Öte yandan kendisini sağlıklı ve doktor kontrollerini hiç aksatmayan biri olarak tanımlayan Ferdane Alır, “Doktor kontrole çığırdığında günün saatini aksatmaz giderdim. Bana karaciğerimde yağlanma olduğu söylendiğinde diyet yapar, kilo verirdim. Sonraki kontrolde de her şeyin yolunda olduğu söylenirdi. Sonucun buraya varacağı aklımın ucundan geçmemişti. Kendimi sapasağlam bilirdim. Kalbimin de sorun çıkarması sürpriz oldu. Son iki yıldır yürüdükten sonra ciddi bir ağrı olurdu. Adım atamazdım. Biraz dinlendikten sonra yürüyebilirdim. Meğerse bu da kalple ilgiliymiş. Neyse ki emin ellerde kızım canıma can kattı, doktorlarım yaşattı. Sağ olsunlar, var olsunlar” ifadelerini kullandı.
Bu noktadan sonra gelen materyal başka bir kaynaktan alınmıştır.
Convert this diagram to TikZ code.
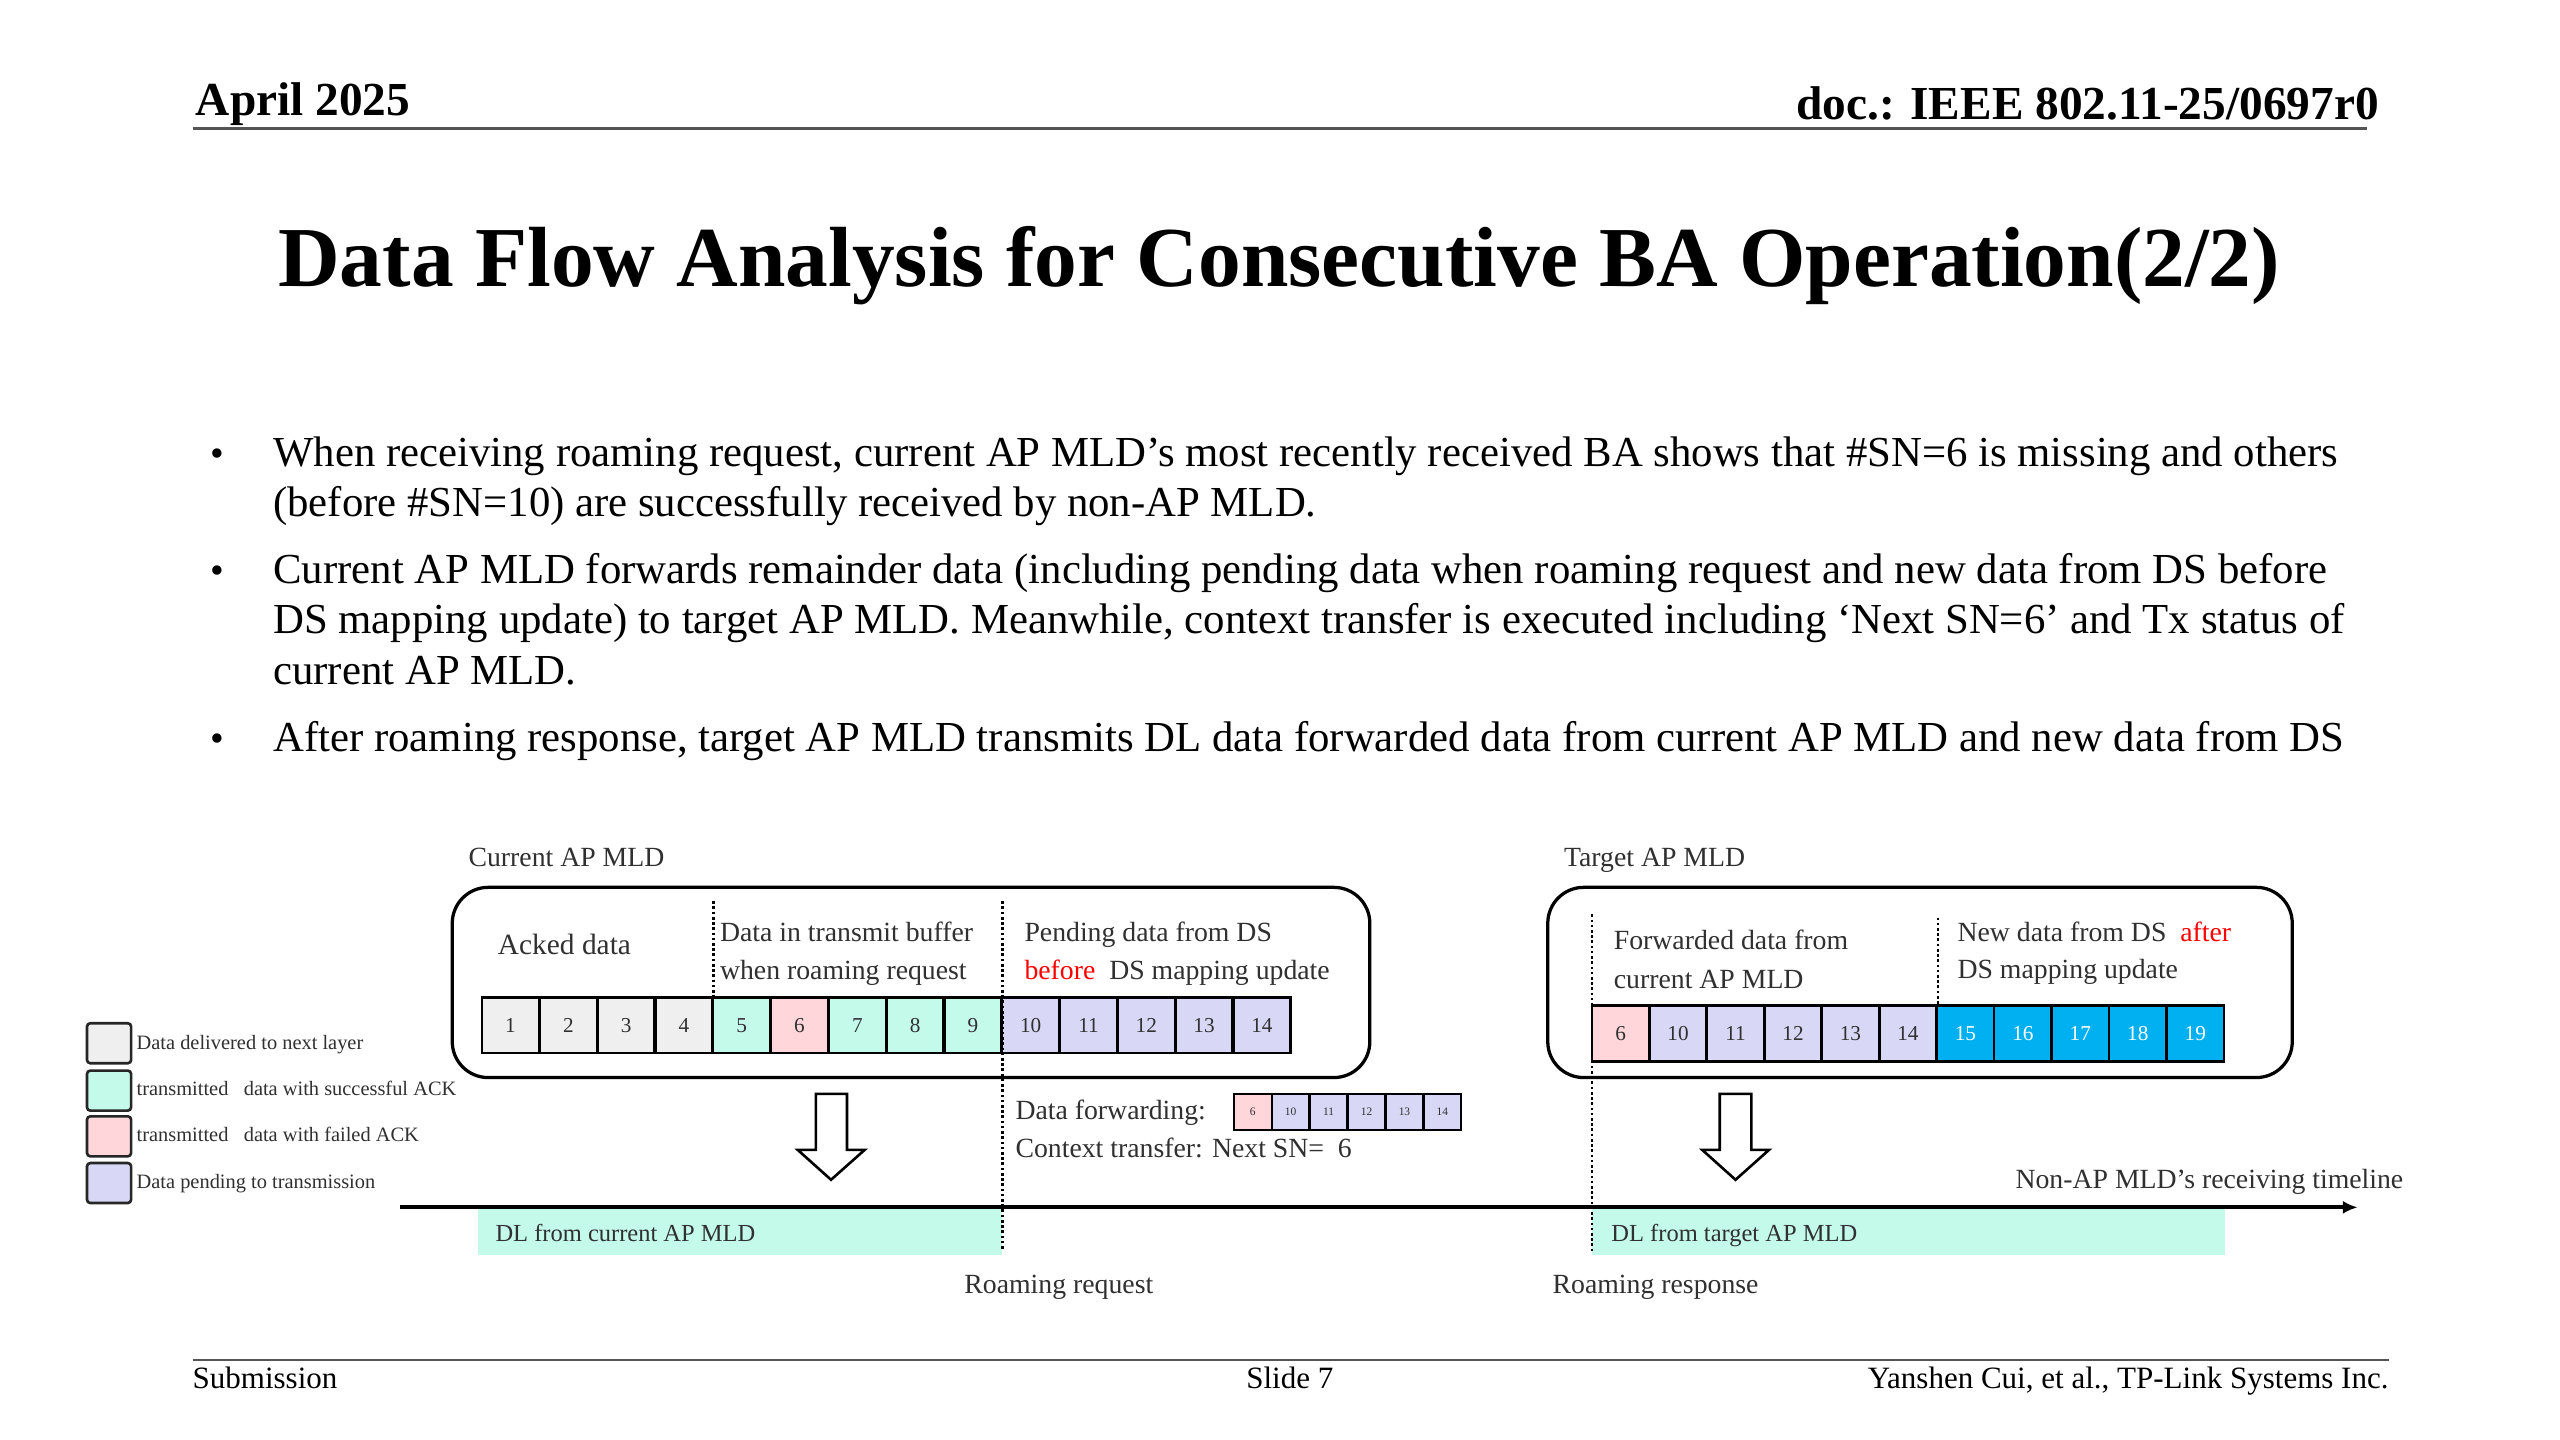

Öte yandan annesinin aynı seansta iki büyük operasyon geçirdiğini belirten Filiz Çam, “Ameliyat çok riskliydi. Annemi caydırmaya çalıştım, bana ‘Ölümü beklemektense masada kalırım’ dedi. Her şey yolunda gitti, anneme can aşısı olduğum için çok mutluyum” diye konuştu.